# F.O. & E.O. % and fixes



## Atihcnoc (Apr 26, 2013)

Hi,  I'm new in using fragances, I been making soaps (just for my family) but plain, without any kind of fragance.

Now I will like to add some, but never really know the ammount to add to my  soap. Everybody talk about .7 - .9 % but nobody explain percentage of  what!! just the oils? the total formula? or percentage of what .

As well is there something we can add to fix the scent? if it is, can you please tell me the amount to use...again % of just the scent? or oils? or the total formula.
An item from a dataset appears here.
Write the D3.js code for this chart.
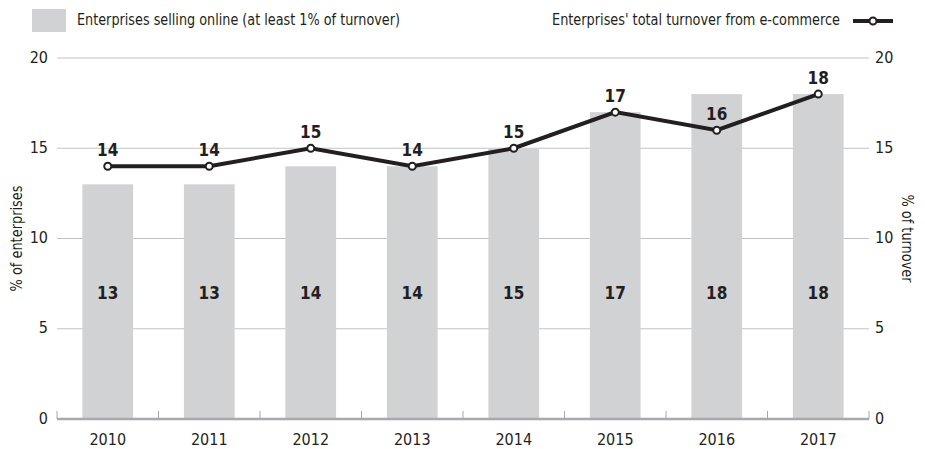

I add some to one of my soaps, smell really great at the moment of making it, but once is cured does'nt have a smell at all.:cry:

I make CP soap.

Thank you all for your help.


----------



## melstan775 (Apr 26, 2013)

The percentage is to oils. So say 3% for EO and no more then 5 or 6 % for FOs. Your manufacturer should have guidelines for how much to use , don't exceed it.  Nfixatives include clays and support oils.  Citruses fade fast, so using a Concentrated citrus anchored with litsea will help. Also add a tablespoon or so of a white clay to your soap will help as well.


----------



## BotanicalWitch (Apr 26, 2013)

I use 2 oz every 2 lbs


----------



## melstan775 (Apr 27, 2013)

Thank you for liking my post Genny. That's a trick I learned from you. See, I DO pay attention to what more experienced soapers have to say!


----------



## soap_bubbles (Apr 27, 2013)

I use .7oz EO per pound of oils and 1 oz of FO per pound of oils. I highly agree with adding a fixative-- I prefer clay myself


----------



## Atihcnoc (Apr 27, 2013)

Thank's, 

soap_bubbles: I imagined that FO need less amount ppo than EO. the amount of clay you use depends of the amount of EO/FO or the total formula?

melstan775 when you said "add a tablespoon or so of a white clay" that means tbsp per the total of the formula?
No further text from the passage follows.